= PROBLEM =
In the material below, please retype the lines from the very first through the one with "from matplotlib.patches import Rectangle", exactly and without pictures.

= RECORDED INFORMATION =
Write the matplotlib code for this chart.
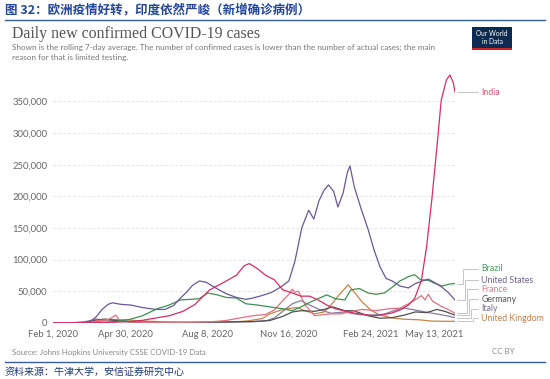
import matplotlib
matplotlib.use("Agg")
import matplotlib.pyplot as plt
import matplotlib.dates as mdates
import pandas as pd
from matplotlib.patches import Rectangle

# ---- data (7-day rolling average of daily confirmed cases) ----
india_dates = ['2020-02-01', '2020-03-15', '2020-04-01', '2020-04-15', '2020-05-01', '2020-05-15',
               '2020-06-01', '2020-06-15', '2020-07-01', '2020-07-15', '2020-08-01', '2020-08-15',
               '2020-09-01', '2020-09-10', '2020-09-16', '2020-09-25', '2020-10-05', '2020-10-15',
               '2020-10-25', '2020-11-05', '2020-11-15', '2020-11-25', '2020-12-05', '2020-12-15',
               '2020-12-25', '2021-01-05', '2021-01-15', '2021-02-01', '2021-02-10', '2021-02-20',
               '2021-03-01', '2021-03-10', '2021-03-20', '2021-03-27', '2021-04-04', '2021-04-10',
               '2021-04-16', '2021-04-22', '2021-04-27', '2021-05-03', '2021-05-07', '2021-05-11',
               '2021-05-13']
india = [0, 10, 300, 900, 1800, 3800,
         7800, 11000, 18000, 29000, 52000, 62000,
         75000, 90000, 93500, 86000, 75000, 68000,
         52000, 47000, 42000, 42000, 36000, 28000,
         22000, 18500, 15500, 12000, 11000, 13000,
         15500, 20000, 28000, 38000, 67000, 120000,
         194000, 278000, 352000, 384000, 392000, 380000,
         365000]

us_dates = ['2020-02-01', '2020-03-08', '2020-03-15', '2020-03-22', '2020-03-29', '2020-04-05',
            '2020-04-10', '2020-04-20', '2020-05-01', '2020-05-15', '2020-05-30', '2020-06-10',
            '2020-06-20', '2020-06-28', '2020-07-05', '2020-07-12', '2020-07-20', '2020-07-28',
            '2020-08-08', '2020-08-20', '2020-09-01', '2020-09-12', '2020-09-20', '2020-10-01',
            '2020-10-12', '2020-10-22', '2020-11-01', '2020-11-08', '2020-11-16', '2020-11-24',
            '2020-11-30', '2020-12-06', '2020-12-12', '2020-12-17', '2020-12-23', '2020-12-28',
            '2021-01-03', '2021-01-08', '2021-01-11', '2021-01-16', '2021-01-24', '2021-02-01',
            '2021-02-08', '2021-02-15', '2021-02-22', '2021-03-01', '2021-03-10', '2021-03-20',
            '2021-03-28', '2021-04-05', '2021-04-12', '2021-04-20', '2021-04-28', '2021-05-05',
            '2021-05-13']
us = [0, 100, 1500, 9000, 21000, 29000,
      31500, 29000, 28000, 24000, 21000, 21000,
      27000, 39000, 48000, 59000, 66000, 64000,
      55000, 46000, 40000, 37000, 39000, 43000,
      48000, 56000, 66000, 97000, 150000, 178000,
      164000, 193000, 210000, 218000, 208000, 183000,
      205000, 238000, 248000, 215000, 180000, 148000,
      115000, 88000, 70000, 66000, 58000, 55000,
      62000, 66000, 69000, 63000, 56000, 48000,
      36000]

brazil_dates = ['2020-02-01', '2020-03-15', '2020-04-01', '2020-04-15', '2020-05-01', '2020-05-15',
                '2020-06-01', '2020-06-15', '2020-06-28', '2020-07-10', '2020-07-20', '2020-07-30',
                '2020-08-10', '2020-08-20', '2020-09-01', '2020-09-12', '2020-09-25', '2020-10-05',
                '2020-10-15', '2020-10-25', '2020-11-05', '2020-11-15', '2020-11-25', '2020-12-05',
                '2020-12-15', '2020-12-25', '2021-01-05', '2021-01-12', '2021-01-22', '2021-02-01',
                '2021-02-10', '2021-02-20', '2021-03-01', '2021-03-10', '2021-03-20', '2021-03-27',
                '2021-04-03', '2021-04-12', '2021-04-20', '2021-04-28', '2021-05-06', '2021-05-13']
brazil = [0, 30, 800, 2000, 5500, 11000,
          22000, 28000, 36000, 37000, 38000, 47000,
          44000, 40000, 39000, 30000, 28000, 26000,
          24000, 22000, 19000, 25000, 32000, 38000,
          44000, 38000, 36000, 52000, 54000, 47000,
          45000, 47000, 56000, 66000, 73000, 76000,
          68000, 67000, 62000, 58000, 61000, 62000]

france_dates = ['2020-02-01', '2020-03-01', '2020-03-15', '2020-03-25', '2020-04-05', '2020-04-10',
                '2020-04-14', '2020-04-18', '2020-05-01', '2020-05-20', '2020-06-15', '2020-07-10',
                '2020-08-01', '2020-08-20', '2020-09-05', '2020-09-20', '2020-10-05', '2020-10-15',
                '2020-10-25', '2020-11-01', '2020-11-05', '2020-11-08', '2020-11-12', '2020-11-20',
                '2020-12-01', '2020-12-10', '2020-12-20', '2021-01-01', '2021-01-10', '2021-01-25',
                '2021-02-10', '2021-02-25', '2021-03-10', '2021-03-20', '2021-03-30', '2021-04-04',
                '2021-04-08', '2021-04-12', '2021-04-17', '2021-04-27', '2021-05-05', '2021-05-13']
france = [0, 30, 700, 3500, 5000, 8500,
          12000, 4000, 1200, 400, 400, 600,
          1200, 3500, 7500, 11000, 13000, 20000,
          35000, 45000, 53000, 48000, 50000, 28000,
          11000, 12500, 14000, 14000, 17000, 21000,
          19000, 22000, 23000, 30000, 38000, 43000,
          36000, 45000, 34000, 26000, 21000, 15000]

germany_dates = ['2020-02-01', '2020-03-08', '2020-03-20', '2020-04-01', '2020-04-15', '2020-05-01',
                 '2020-06-01', '2020-07-01', '2020-08-01', '2020-08-25', '2020-09-20', '2020-10-10',
                 '2020-10-25', '2020-11-05', '2020-11-15', '2020-12-01', '2020-12-12', '2020-12-22',
                 '2021-01-05', '2021-01-15', '2021-02-01', '2021-02-15', '2021-03-01', '2021-03-15',
                 '2021-03-28', '2021-04-10', '2021-04-22', '2021-05-01', '2021-05-13']
germany = [0, 150, 3500, 5800, 3500, 1200,
           400, 450, 800, 1300, 1800, 3500,
           10000, 17000, 19000, 18000, 21000, 25000,
           19000, 19000, 11000, 7000, 8000, 12000,
           17000, 16000, 21000, 18000, 12000]

italy_dates = ['2020-02-01', '2020-02-25', '2020-03-10', '2020-03-22', '2020-04-05', '2020-04-20',
               '2020-05-10', '2020-06-01', '2020-07-01', '2020-08-01', '2020-08-25', '2020-09-20',
               '2020-10-05', '2020-10-15', '2020-10-25', '2020-11-05', '2020-11-15', '2020-11-25',
               '2020-12-08', '2020-12-20', '2021-01-05', '2021-01-20', '2021-02-05', '2021-02-20',
               '2021-03-05', '2021-03-15', '2021-03-28', '2021-04-10', '2021-04-25', '2021-05-05',
               '2021-05-13']
italy = [0, 100, 1800, 5600, 4200, 3000,
         900, 350, 200, 300, 1100, 1600,
         2800, 7500, 18000, 30000, 35000, 28000,
         20000, 15000, 17000, 13000, 12000, 13500,
         20000, 23000, 20000, 16500, 13000, 10500,
         8000]

uk_dates = ['2020-02-01', '2020-03-05', '2020-03-20', '2020-04-05', '2020-04-12', '2020-04-25',
            '2020-05-15', '2020-06-10', '2020-07-10', '2020-08-10', '2020-09-01', '2020-09-15',
            '2020-10-01', '2020-10-10', '2020-10-25', '2020-11-10', '2020-11-20', '2020-12-01',
            '2020-12-12', '2020-12-20', '2020-12-30', '2021-01-09', '2021-01-15', '2021-01-25',
            '2021-02-05', '2021-02-15', '2021-03-01', '2021-03-15', '2021-04-01', '2021-04-15',
            '2021-05-01', '2021-05-13']
uk = [0, 30, 900, 4500, 5000, 4500,
      2800, 1200, 600, 900, 1400, 3000,
      6500, 14000, 21000, 24000, 19000, 14000,
      17000, 28000, 45000, 60000, 50000, 33000,
      19000, 12000, 7500, 5500, 4600, 2600,
      2200, 2300]

series = [
    ('United Kingdom', uk_dates, uk, '#c4854a'),
    ('Italy', italy_dates, italy, '#8a7b9c'),
    ('Germany', germany_dates, germany, '#4f4f4f'),
    ('France', france_dates, france, '#e0707f'),
    ('Brazil', brazil_dates, brazil, '#3d8f52'),
    ('United States', us_dates, us, '#6a5896'),
    ('India', india_dates, india, '#d62d64'),
]

# right-hand label placement (y in data units, purely layout)
label_y = {'India': 365000, 'Brazil': 85000, 'United States': 67500, 'France': 53000,
           'Germany': 37500, 'Italy': 21700, 'United Kingdom': 7400}
label_color = {'India': '#d8557d', 'Brazil': '#4e9a5e', 'United States': '#6e5f98',
               'France': '#e07a8a', 'Germany': '#555555', 'Italy': '#7d6f8e',
               'United Kingdom': '#c08050'}
elbow_x = {'India': 1.03, 'Brazil': 1.02, 'United States': 1.025, 'France': 1.03,
           'Germany': 1.035, 'Italy': 1.04, 'United Kingdom': 1.045}

tick_dates = ['2020-02-01', '2020-04-30', '2020-08-08', '2020-11-16', '2021-02-24', '2021-05-13']
tick_labels = ['Feb 1, 2020', 'Apr 30, 2020', 'Aug 8, 2020', 'Nov 16, 2020', 'Feb 24, 2021', 'May 13, 2021']
y_ticks = [0, 50000, 100000, 150000, 200000, 250000, 300000, 350000]

# ---- figure ----
fig = plt.figure(figsize=(5.5, 3.79), dpi=100)
W, H = 550, 379
ax = fig.add_axes([53 / W, 1 - 322.7 / H, 402 / W, 252.8 / H])

for name, d, v, c in series:
    ax.plot(pd.to_datetime(d), v, color=c, lw=0.9, solid_joinstyle='round')

start = mdates.date2num(pd.Timestamp('2020-02-01'))
end = mdates.date2num(pd.Timestamp('2021-05-13'))
ax.set_xlim(start, end)
ax.set_ylim(0, 400000)

# the source chart squeezes its date labels slightly to the left
squeeze = 0.816 / 0.861
ax.set_xticks([start + (mdates.date2num(pd.Timestamp(t)) - start) * squeeze for t in tick_dates])
ax.set_xticklabels(tick_labels, fontfamily='Lato', fontsize=6.8, color='#666666')
ax.set_yticks(y_ticks)
ax.set_yticklabels(['0' if t == 0 else f'{t:,}' for t in y_ticks],
                   fontfamily='Lato', fontsize=6.8, color='#666666')
ax.tick_params(length=0, pad=4)
ax.tick_params(axis='x', pad=5)
ax.grid(axis='y', color='#e6e6e6', lw=0.7, dashes=(3, 2))
ax.axhline(0, color='#bbbbbb', lw=0.8)
for s in ax.spines.values():
    s.set_visible(False)

# end labels with elbow connectors
trans = ax.get_yaxis_transform()
for name, d, v, c in series:
    y0 = v[-1]
    y1 = label_y[name]
    ex = elbow_x[name]
    ax.plot([1.005, ex, ex, 1.057], [y0, y0, y1, y1], transform=trans, color='#bbbbbb',
            lw=0.6, clip_on=False)
    ax.text(1.065, y1, name, transform=trans, va='center', ha='left',
            fontfamily='Lato', fontsize=6.3, color=label_color[name])

# ---- header / titles ----
fig.text(5 / W, 1 - 10 / H, '图 32：欧洲疫情好转，印度依然严峻（新增确诊病例）',
         fontfamily=['Noto Sans CJK SC', 'DejaVu Sans'], fontsize=9, fontweight='bold',
         color='#23469a', va='center', ha='left')
fig.add_artist(plt.Line2D([5 / W, 545 / W], [1 - 20 / H, 1 - 20 / H], color='#3a5a9a', lw=1.0))

fig.text(12 / W, 1 - 38 / H, 'Daily new confirmed COVID-19 cases',
         fontfamily='Liberation Serif', fontsize=11.4, color='#555555', va='baseline')
fig.text(12 / W, 1 - 50 / H,
         'Shown is the rolling 7-day average. The number of confirmed cases is lower than the number of actual cases; the main',
         fontfamily='Lato', fontsize=5.9, color='#777777', va='baseline')
fig.text(12 / W, 1 - 60 / H, 'reason for that is limited testing.',
         fontfamily='Lato', fontsize=5.9, color='#777777', va='baseline')

# OWID logo
fig.add_artist(Rectangle((472 / W, 1 - 48 / H), 40 / W, 21 / H, transform=fig.transFigure,
                         facecolor='#0d2a52', edgecolor='none'))
fig.add_artist(Rectangle((472 / W, 1 - 50 / H), 40 / W, 2 / H, transform=fig.transFigure,
                         facecolor='#ce261e', edgecolor='none'))
fig.text(492 / W, 1 - 37.5 / H, 'Our World\nin Data', fontfamily='Lato', fontsize=4.8,
         color='white', ha='center', va='center', linespacing=1.0)

# footer
fig.text(12 / W, 1 - 352 / H, 'Source: Johns Hopkins University CSSE COVID-19 Data',
         fontfamily='Lato', fontsize=5.7, color='#888888', va='center')
fig.text(515 / W, 1 - 352 / H, 'CC BY', fontfamily='Lato', fontsize=5.7, color='#888888',
         va='center', ha='right')
fig.add_artist(plt.Line2D([5 / W, 545 / W], [1 - 362 / H, 1 - 362 / H], color='#3a5a9a', lw=1.0))
fig.text(5 / W, 1 - 372 / H, '资料来源：牛津大学，安信证券研究中心',
         fontfamily=['Noto Sans CJK SC', 'DejaVu Sans'], fontsize=7.2, color='#1f3a70', va='center')

fig.savefig('out.png', dpi=100)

= FULL OUTPUT =
Write the matplotlib code for this chart.
import matplotlib
matplotlib.use("Agg")
import matplotlib.pyplot as plt
import matplotlib.dates as mdates
import pandas as pd
from matplotlib.patches import Rectangle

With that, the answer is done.